A hearing has been told that Sidhu’s disciplinary tribunal should go ahead due to ‘profound public interest’

Source: Jonathan Goldberg

Williamson told the tribunal that the reports against Sidhu were made on the 3 and 4 November 2022 about events that took place six to eight years previously.

Williamson said: ‘It beggars belief those reports could have been made in such close proximity to each other without some form of coordination. That is a legitimate question. It is a matter for proper enquiry as to whether there was any form of coordination by others against the respondent because that timing raises that question.

‘I am not using the word collusion because at that moment I do not have a basis on which I could say that, and that is the purpose of disclosure.’

Sidhu, who appeared remotely on camera for the hearing, is alleged to have behaved inappropriately with three women. He faces 15 charges: 14 concern a breach of core duty 5, which relates to trust and confidence which the public places on barristers and in the profession, and one concerns a breach of core duty 3, which states barristers must act with honesty and integrity.

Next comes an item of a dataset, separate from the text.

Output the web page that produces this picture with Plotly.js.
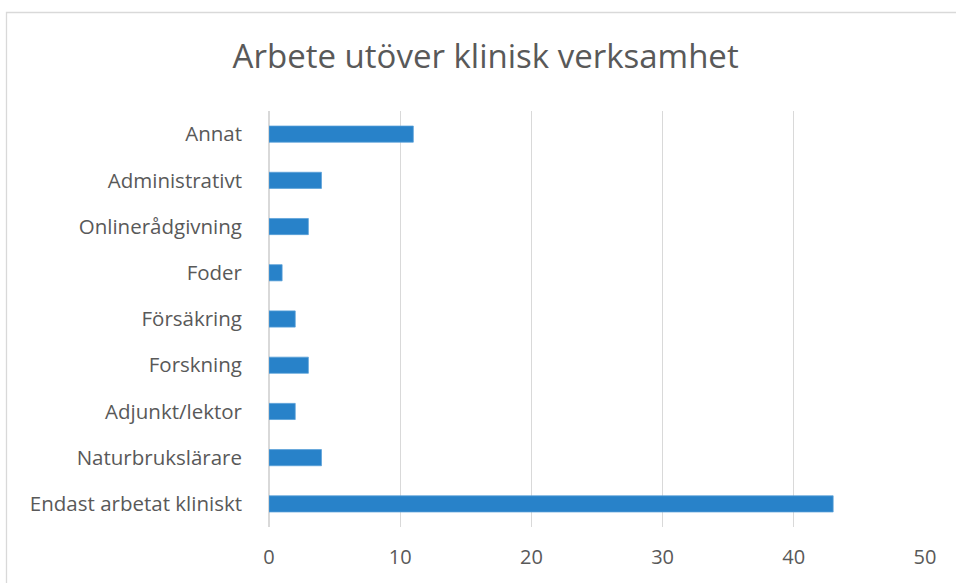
<!DOCTYPE html>
<html>
<head>
<meta charset="utf-8">
<script src="https://cdn.plot.ly/plotly-3.0.1.min.js"></script>
<style>
  html, body { margin: 0; padding: 0; background: #ffffff; }
  #chart { width: 956px; height: 583px; }
</style>
</head>
<body>
<div id="chart"></div>
<script>
// Categories, bottom to top
const categories = [
  "Endast arbetat kliniskt",
  "Naturbrukslärare",
  "Adjunkt/lektor",
  "Forskning",
  "Försäkring",
  "Foder",
  "Onlinerådgivning",
  "Administrativt",
  "Annat"
];
const values = [43, 4, 2, 3, 2, 1, 3, 4, 11];
const xTickVals = [0, 10, 20, 30, 40, 50];
const titleText = "Arbete utöver klinisk verksamhet";

const FONT = "'Open Sans', sans-serif";
const TEXT = "#595959";
const GRID = "#d9d9d9";

const ml = 269, mr = 31, mt = 111, mb = 56;
const W = 956, H = 583;
const pw = W - ml - mr, ph = H - mt - mb;
const px2paperX = px => (px - ml) / pw;
const px2paperY = py => (H - mb - py) / ph;

const trace = {
  type: "bar",
  orientation: "h",
  x: values,
  y: categories,
  marker: { color: "#2882c9", line: { color: "#5aa0d8", width: 0.75 } },
  hoverinfo: "x+y"
};

const layout = {
  width: W,
  height: H,
  margin: { l: ml, r: mr, t: mt, b: mb },
  paper_bgcolor: "#ffffff",
  plot_bgcolor: "#ffffff",
  bargap: 0.65,
  showlegend: false,
  title: {
    text: titleText,
    font: { family: FONT, size: 33, color: TEXT },
    xref: "container", x: 0.508, xanchor: "center",
    yref: "container", y: 1 - 56 / H, yanchor: "middle"
  },
  xaxis: {
    range: [0, 50],
    tickvals: xTickVals,
    showgrid: true,
    gridcolor: GRID,
    gridwidth: 1.3,
    zeroline: true,
    zerolinecolor: GRID,
    zerolinewidth: 1.3,
    showline: false,
    ticks: "",
    ticklabelstandoff: 16,
    tickfont: { family: FONT, size: 20, color: TEXT },
    fixedrange: true
  },
  yaxis: {
    type: "category",
    showgrid: false,
    zeroline: false,
    showline: false,
    ticks: "",
    ticklabelstandoff: 26,
    tickfont: { family: FONT, size: 20.5, color: TEXT },
    fixedrange: true
  },
  shapes: [{
    type: "rect",
    xref: "paper", yref: "paper",
    x0: px2paperX(6.5), x1: px2paperX(1100),
    y0: px2paperY(800), y1: px2paperY(12.5),
    line: { color: GRID, width: 1.3 },
    fillcolor: "rgba(0,0,0,0)",
    layer: "below"
  }]
};

Plotly.newPlot("chart", [trace], layout, { displayModeBar: false, staticPlot: true });
</script>
</body>
</html>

Fiona Horlick KC, for the Bar Standards Board, said none of the three complainants knew each other or had met each other ‘and that still remains the case’.

She added: ‘[There] is simply no evidence of collusion between these complainants. They were not known by each other, they have separate reasons for coming forward when they did. For Person 1 there was a reason why at that particular time that she felt she had to [come forward]. As for Person 2, there was a dinner at which there was some discussion with other people.

‘The background fact is there has been talk at the bar for quite a long period of time, and then she was eventually contacted by one of the people at the dinner and asked if she would chat to the Criminal Bar Association about what she had reported at the dinner.

‘Can I be absolutely clear here, none of these three complainants know each other or have met each other and that still remains the case.’

‘The allegations against Mr Sidhu, the way we put it, are exceptionally serious. There is a profound public interest in there being a hearing and there not being a stay. It may be that I need not go into this matter any further than to flag as a headline but the importance of these matters being ventilated cannot be underestimated. There are very real ramifications not only for the regulatory process but also for the fundamental importance of allegations of this type against a member of the bar being heard and being adjudicated upon.

‘Thirdly [I] stress the interests of these three complainants. They have come forward, they have been, you have seen their statements…significantly affected they say in their statements by Mr Sidhu’s alleged behaviour. Whilst this matter is not resolved they are in a state of stress as well and it is in their best interest that this matter is resolved now within this hearing window.’

The tribunal dismissed Sidhu’s application for a stay finding that ‘sufficient safeguards are in place for the respondent [that] it is perfectly possible for there to be a fair trial’.

The chair of the panel, Her Honour Janet Waddicor, said the panel was not satisfied that any of the disclosure issues referred to in the application placed Sidhu’s legal team ‘in a position where they are unable to deal with his case fairly’ or ‘where they have insufficient time’.

She added that the panel were ‘unanimous’ in their view that sufficient safeguards were in place for a fair trial.

She said: ‘Fairness in a trial is not simply fairness to one side, it is fairness to both sides and Miss Horlick pointed out the complainants in this case have had the prospect of this trial hanging over them. They are not charged with anything but that is a factor the court can take into account.

‘The application for a stay is refused, it is possible to have a fair trial.’

Sidhu denies all charges against him.